En 1976, alors qu’il est incarcéré en France, Jacques Mesrine écrit un document autobiographique qui sera publié chez Lattès l’année suivante. Trois ans plus tard, il mourra au volant de sa BMW, Porte Clignancourt à Paris, tué à bout portant par des policiers au terme d’une opération qui soulève encore aujourd’hui certaines interrogations. À l’occasion du trentième anniversaire de sa mort, le document original est republié.
Ce livre surprend par sa construction : il est écrit d’une traite, sans chapitre, mis à part la coupure au milieu du livre, moment qui correspond à son arrivée au Canada. Cette étape montre un changement dans la façon d’agir du criminel. Désormais, il braque les banques à visage découvert, agissant en gentleman avec les caissières, évitant tout échange de coup de feu pour éviter de blesser des innocents. Il faut dire que c’est encore la belle époque pour les braqueurs de banques, faute de haute technologie.
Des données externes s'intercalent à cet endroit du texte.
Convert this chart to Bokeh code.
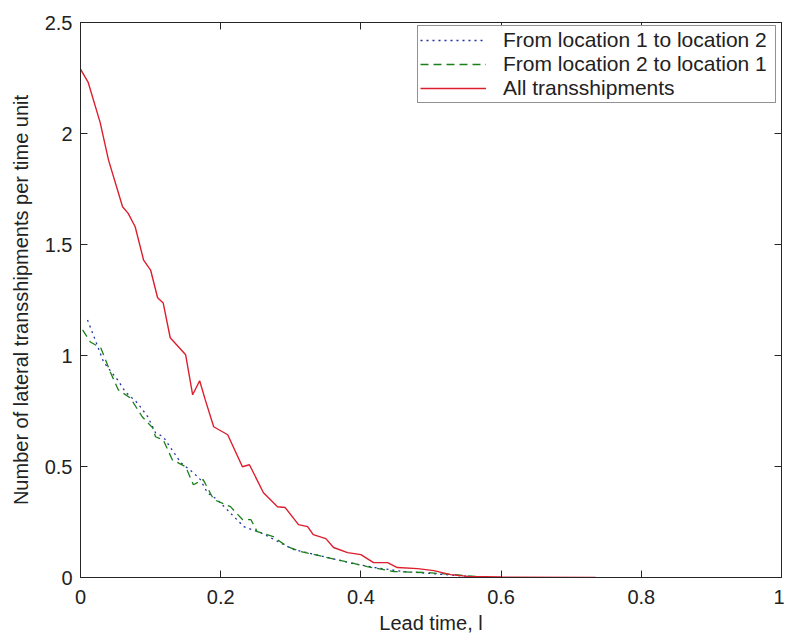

Dans les premières pages, Jacques Mesrine raconte sa jeunesse durant la Seconde Guerre mondiale. Pendant que son père, soldat pour la France, est emprisonné, sa mère l’envoie chez un cousin qui côtoie des groupes de résistants. Vers la fin de la guerre, Jacques voit pour la première fois un homme mort (un résistant ?), image indélébile qui le marque. Puis, c’est le retour à Paris une fois la guerre terminée ; l’école qu’il n’aime pas, ses premières amours, sa première fugue. Survient la guerre d’Algérie où il s’engage comme soldat. Élément intrigant, alors que Mesrine ne lésine pas sur les détails tout au long du récit, y compris sur certains de ses crimes, il devient soudainement amnésique sur cette période de sa vie, se contentant d’expliquer les conséquences qu’aura sur lui-même son expérience de militaire plongé au cœur de ce conflit.
La guerre terminée, c’est le dur retour à la vie civile, loin de l’armée. Et c’est l’engrenage : le premier larcin, le premier vol d’envergure, le premier meurtre… Il ne peut plus faire marche arrière. Il tente pourtant de devenir un citoyen « normal » ayant une vie de couple, des enfants et un emploi stable. Mais ça ne dure qu’un temps.
Ce qui surprend de ce récit, c’est la personnalité de ce criminel, à la fois naïf et cruel. Naïf dans ses relations, dont quelques-unes auraient pu lui être fatales s’il n’avait pas été prévenu par des amis. Et cruel lorsqu’il règle des comptes sans sourciller. Un récit absolument passionnant.